— START Source material —

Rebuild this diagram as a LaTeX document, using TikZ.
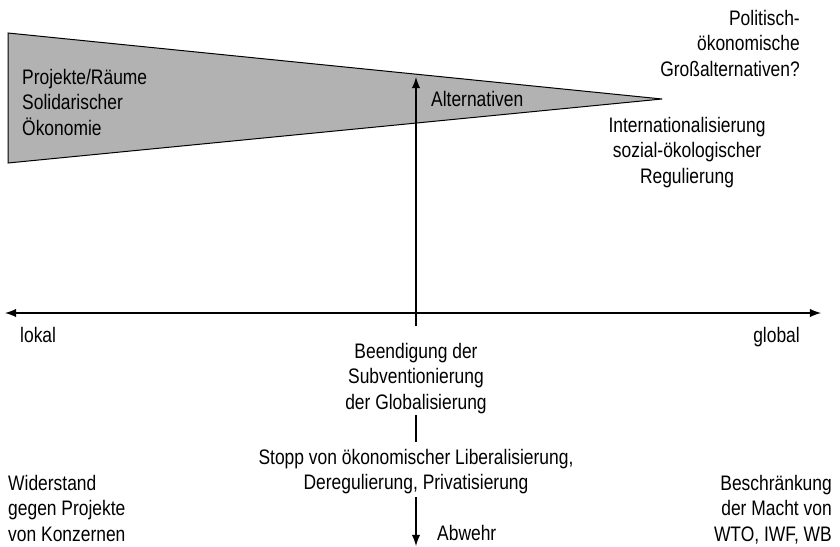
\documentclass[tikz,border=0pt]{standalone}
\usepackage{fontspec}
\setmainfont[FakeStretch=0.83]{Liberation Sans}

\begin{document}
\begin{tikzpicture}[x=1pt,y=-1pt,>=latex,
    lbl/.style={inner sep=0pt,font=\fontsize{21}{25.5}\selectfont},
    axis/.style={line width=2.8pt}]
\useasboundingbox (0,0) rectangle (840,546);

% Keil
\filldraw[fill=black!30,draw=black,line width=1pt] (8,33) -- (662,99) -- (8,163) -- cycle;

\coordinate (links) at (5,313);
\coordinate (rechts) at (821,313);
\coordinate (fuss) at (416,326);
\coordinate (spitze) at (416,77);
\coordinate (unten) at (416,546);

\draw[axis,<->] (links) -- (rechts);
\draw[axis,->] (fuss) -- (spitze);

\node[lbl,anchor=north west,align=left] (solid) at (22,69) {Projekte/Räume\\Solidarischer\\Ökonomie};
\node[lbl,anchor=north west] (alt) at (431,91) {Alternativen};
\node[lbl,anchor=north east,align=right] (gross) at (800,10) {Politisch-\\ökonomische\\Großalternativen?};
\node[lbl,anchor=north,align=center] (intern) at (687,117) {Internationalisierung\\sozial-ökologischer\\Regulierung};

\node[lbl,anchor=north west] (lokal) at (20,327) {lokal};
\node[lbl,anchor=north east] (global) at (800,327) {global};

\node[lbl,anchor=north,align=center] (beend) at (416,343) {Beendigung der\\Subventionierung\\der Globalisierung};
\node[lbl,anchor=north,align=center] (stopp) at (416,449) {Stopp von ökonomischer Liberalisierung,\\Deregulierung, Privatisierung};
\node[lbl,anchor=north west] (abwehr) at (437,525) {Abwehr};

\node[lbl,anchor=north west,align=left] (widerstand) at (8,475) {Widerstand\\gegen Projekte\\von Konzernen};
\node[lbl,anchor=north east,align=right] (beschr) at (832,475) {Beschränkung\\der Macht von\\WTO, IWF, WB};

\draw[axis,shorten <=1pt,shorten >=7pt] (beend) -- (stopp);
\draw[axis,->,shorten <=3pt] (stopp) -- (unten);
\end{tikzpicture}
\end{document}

— END Source material —

__Written exercise__
In the copy, include no pictures; restate the listing above exactly.

__Result__
Rebuild this diagram as a LaTeX document, using TikZ.
\documentclass[tikz,border=0pt]{standalone}
\usepackage{fontspec}
\setmainfont[FakeStretch=0.83]{Liberation Sans}

\begin{document}
\begin{tikzpicture}[x=1pt,y=-1pt,>=latex,
    lbl/.style={inner sep=0pt,font=\fontsize{21}{25.5}\selectfont},
    axis/.style={line width=2.8pt}]
\useasboundingbox (0,0) rectangle (840,546);

% Keil
\filldraw[fill=black!30,draw=black,line width=1pt] (8,33) -- (662,99) -- (8,163) -- cycle;

\coordinate (links) at (5,313);
\coordinate (rechts) at (821,313);
\coordinate (fuss) at (416,326);
\coordinate (spitze) at (416,77);
\coordinate (unten) at (416,546);

\draw[axis,<->] (links) -- (rechts);
\draw[axis,->] (fuss) -- (spitze);

\node[lbl,anchor=north west,align=left] (solid) at (22,69) {Projekte/Räume\\Solidarischer\\Ökonomie};
\node[lbl,anchor=north west] (alt) at (431,91) {Alternativen};
\node[lbl,anchor=north east,align=right] (gross) at (800,10) {Politisch-\\ökonomische\\Großalternativen?};
\node[lbl,anchor=north,align=center] (intern) at (687,117) {Internationalisierung\\sozial-ökologischer\\Regulierung};

\node[lbl,anchor=north west] (lokal) at (20,327) {lokal};
\node[lbl,anchor=north east] (global) at (800,327) {global};

\node[lbl,anchor=north,align=center] (beend) at (416,343) {Beendigung der\\Subventionierung\\der Globalisierung};
\node[lbl,anchor=north,align=center] (stopp) at (416,449) {Stopp von ökonomischer Liberalisierung,\\Deregulierung, Privatisierung};
\node[lbl,anchor=north west] (abwehr) at (437,525) {Abwehr};

\node[lbl,anchor=north west,align=left] (widerstand) at (8,475) {Widerstand\\gegen Projekte\\von Konzernen};
\node[lbl,anchor=north east,align=right] (beschr) at (832,475) {Beschränkung\\der Macht von\\WTO, IWF, WB};

\draw[axis,shorten <=1pt,shorten >=7pt] (beend) -- (stopp);
\draw[axis,->,shorten <=3pt] (stopp) -- (unten);
\end{tikzpicture}
\end{document}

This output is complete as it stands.